Wednesday, 9 February 2011

Just a quickie

Just a little update...

The scan went well last week.  We found out we are having a baby boy!  He is getting pretty active too, let me tell you.  I learned a whole new level of patience at the hospital.  I was desperate for a wee (you try keeping a full bladder for over 45minutes and still keeping a smile on your face) and the baby was going through an active phase.  I really do think he was learning to tap dance on my bladder.  Kick, kick, kickety-kick, kick.  I have to say I was genuinely surprised about the baby being a boy, I was pretty certain it would be a girl!  Im not disappointed or anything but it took me a little while to adjust my brain to thinking about the baby using male pronouns.
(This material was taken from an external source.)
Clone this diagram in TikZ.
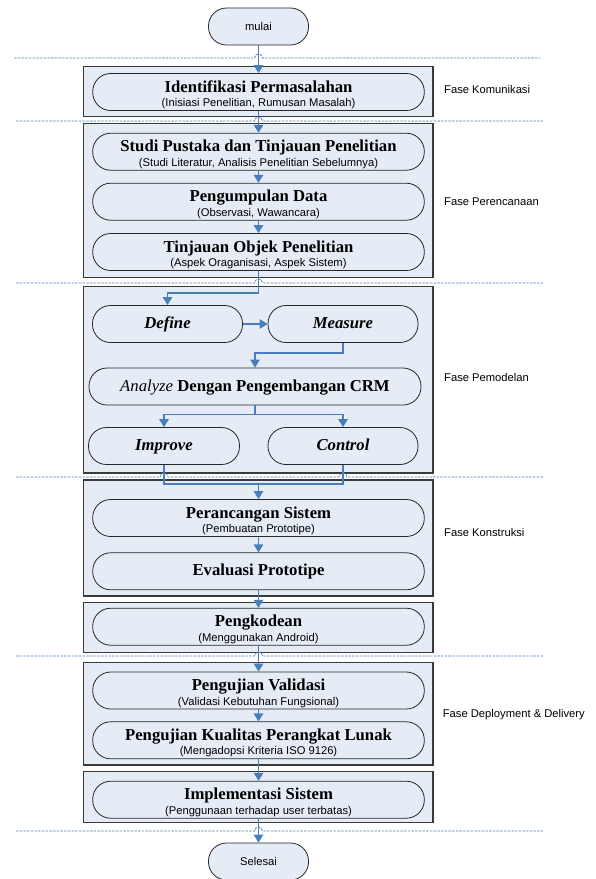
\documentclass[tikz,border=0pt]{standalone}
\usepackage{fontspec}
\setmainfont{Liberation Serif}
\newfontfamily\arialfont{Liberation Sans}
\usetikzlibrary{arrows.meta}

\definecolor{flowblue}{HTML}{4A7EBB}
\definecolor{panelfill}{HTML}{E6ECF6}
\definecolor{panelline}{HTML}{3A3A3A}

\newcommand\titlefont{\fontsize{16.7}{18}\selectfont\bfseries}
\newcommand\smallsans{\arialfont\fontsize{11.2}{13}\selectfont}

\tikzset{
  panel/.style={draw=panelline, line width=1.2pt, fill=panelfill},
  stadium/.style={draw=black!85, line width=0.8pt, fill=panelfill,
    rounded corners=18pt, minimum height=37pt, inner sep=0pt},
  oneline/.style={stadium, text height=11pt, text depth=2pt},
  ttl/.style={font=\titlefont, anchor=base, inner sep=0pt},
  sub/.style={font=\smallsans, anchor=base, inner sep=0pt},
  phase/.style={font=\smallsans, anchor=west, inner sep=0pt},
  flow/.style={draw=flowblue, line width=1.5pt},
  arr/.style={flow, -{Triangle[length=8pt,width=9.5pt]}},
  sep/.style={draw=flowblue, line width=0.8pt, dash pattern=on 2.5pt off 1.2pt},
}

% two-line stage: name, cx, cy, width, title, subtitle
\newcommand\stagetwo[6]{%
  \node[stadium, minimum width=#4pt] (#1) at (#2,#3) {};
  \node[ttl] (#1-t) at ([yshift=0pt]#1.center) {#5};
  \node[sub] (#1-s) at ([yshift=-14.5pt]#1.center) {#6};
}

\begin{document}
\begin{tikzpicture}[x=1pt,y=1pt]
\useasboundingbox (0,0) rectangle (595,-879);

% phase panels
\path[panel] (83.5,-66.5)  rectangle (433,-116.5);
\path[panel] (83.5,-123.5) rectangle (433,-277.7);
\path[panel] (83.5,-286.5) rectangle (433,-473);
\path[panel] (83.5,-480)   rectangle (433,-596);
\path[panel] (83.5,-602.5) rectangle (433,-652.5);
\path[panel] (83.5,-662.3) rectangle (433,-765);
\path[panel] (83.5,-771.7) rectangle (433,-822.3);

% phase separators (with hops over the flow lines)
\draw[sep] (14,-58) -- (254.5,-58) arc[start angle=180,end angle=0,radius=4] -- (540,-58);
\draw[sep] (16,-121) -- (254.5,-121) arc[start angle=180,end angle=0,radius=4] -- (543,-121);
\draw[sep] (16,-283) -- (254.5,-283) arc[start angle=180,end angle=0,radius=4] -- (543,-283);
\draw[sep] (16,-477) -- (160,-477) arc[start angle=180,end angle=0,radius=4]
  -- (339,-477) arc[start angle=180,end angle=0,radius=4] -- (543,-477);
\draw[sep] (16,-656) -- (254.5,-656) arc[start angle=180,end angle=0,radius=4] -- (543,-656);
\draw[sep] (16,-831) -- (254.5,-831) arc[start angle=180,end angle=0,radius=4] -- (543,-831);

% stages
\node[stadium, minimum width=100pt, font=\smallsans] (mulai) at (258.5,-26.5) {mulai};
\stagetwo{ident}{258.5}{-92}{331.6}{Identifikasi Permasalahan}{(Inisiasi Penelitian, Rumusan Masalah)}
\stagetwo{studi}{258.5}{-151.7}{331.6}{Studi Pustaka dan Tinjauan Penelitian}{(Studi Literatur, Analisis Penelitian Sebelumnya)}
\stagetwo{kumpul}{258.5}{-201.7}{331.6}{Pengumpulan Data}{(Observasi, Wawancara)}
\stagetwo{objek}{258.5}{-252}{331.6}{Tinjauan Objek Penelitian}{(Aspek Oraganisasi, Aspek Sistem)}

\node[oneline, minimum width=150pt, font=\titlefont\itshape] (define) at (167.5,-324) {Define};
\node[oneline, minimum width=150pt, font=\titlefont\itshape] (measure) at (343,-324) {Measure};
\node[oneline, minimum width=332pt, font=\titlefont]
  (analyze) at (255,-386.5) {\textit{\mdseries Analyze} Dengan Pengembangan CRM};
\node[oneline, minimum width=151pt, font=\titlefont\itshape] (improve) at (164,-446) {Improve};
\node[oneline, minimum width=150pt, font=\titlefont\itshape] (control) at (343,-446) {Control};

\stagetwo{rancang}{258.5}{-518}{331.6}{Perancangan Sistem}{(Pembuatan Prototipe)}
\node[oneline, minimum width=331.6pt, font=\titlefont] (evaluasi) at (258.5,-571.3) {Evaluasi Prototipe};
\stagetwo{kode}{258.5}{-626.7}{331.6}{Pengkodean}{(Menggunakan Android)}
\stagetwo{validasi}{258.5}{-690.5}{331.6}{Pengujian Validasi}{(Validasi Kebutuhan Fungsional)}
\stagetwo{kualitas}{258.5}{-740.3}{331.6}{Pengujian Kualitas Perangkat Lunak}{(Mengadopsi Kriteria ISO 9126)}
\stagetwo{implementasi}{258.5}{-799.7}{331.6}{Implementasi Sistem}{(Penggunaan terhadap user terbatas)}
\node[stadium, minimum width=100pt, font=\smallsans] (selesai) at (258.5,-861.5) {Selesai};

% flow
\draw[arr] (mulai) -- (ident);
\draw[arr] (ident) -- (studi);
\draw[arr] (studi) -- (kumpul);
\draw[arr] (kumpul) -- (objek);
\draw[arr] (objek.south) -- ++(0,-22) -| (define.north);
\draw[arr] (define) -- (measure);
\draw[arr] (measure.south) -- ++(0,-10) -| (analyze.north);
\path (analyze.south) ++(0,-9) coordinate (split);
\draw[flow] (analyze.south) -- (split);
\draw[arr] (split) -| (improve.north);
\draw[arr] (split) -| (control.north);
\coordinate (merge) at (258.5,-484);
\draw[flow] (improve.south) |- (merge) -| (control.south);
\draw[arr] (merge) -- (rancang.north);
\draw[arr] (rancang) -- (evaluasi);
\draw[arr] (evaluasi) -- (kode);
\draw[arr] (kode) -- (validasi);
\draw[arr] (validasi) -- (kualitas);
\draw[arr] (kualitas) -- (implementasi);
\draw[arr] (implementasi) -- (selesai);

% phase labels
\node[phase] (ph1) at (444,-89.3) {Fase Komunikasi};
\node[phase] (ph2) at (444,-201.7) {Fase Perencanaan};
\node[phase] (ph3) at (444,-377.3) {Fase Pemodelan};
\node[phase] (ph4) at (444,-532.7) {Fase Konstruksi};
\node[phase] (ph5) at (442.7,-715) {Fase Deployment \& Delivery};
\end{tikzpicture}
\end{document}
I am rapidly exited my 2nd trimester and it has been a bit of a challenge keeping positive some days.  I have some nasty ligament pain that isnt going away and when people smile and tell you its perfectly normal you really do want to become most negative and even a bit, well, violent.  But then the baby moves and suddenly, even though you feel as big a whale, it all seems ok.  Then baby kicks you in the groin and you wonder if they are trying to prevent siblings ever happening.  Am I enjoying pregnancy? Im not sure.  I am learning a whole lot from it and learning isnt always comfortable.  Am I suffering through my pregnancy? No.  I choose not to.  I choose to stay positive (most of the time) and to see what my body has to tell me.  Im very thankful to my Pagan path for having long since taught me the value of listening to my inner workings and going with what my body is telling me but also for teaching me I have a choice in how I respond to my pregnancy.  I choose to walk this part of my path with honour and with a positive frame of mind.  If I can listen to my body and my baby now, then I know I can listen to my baby when he is born.

P.S.  Pagan presentation got postponed to tomorrow.  Wish me luck! It's gonna be a blast.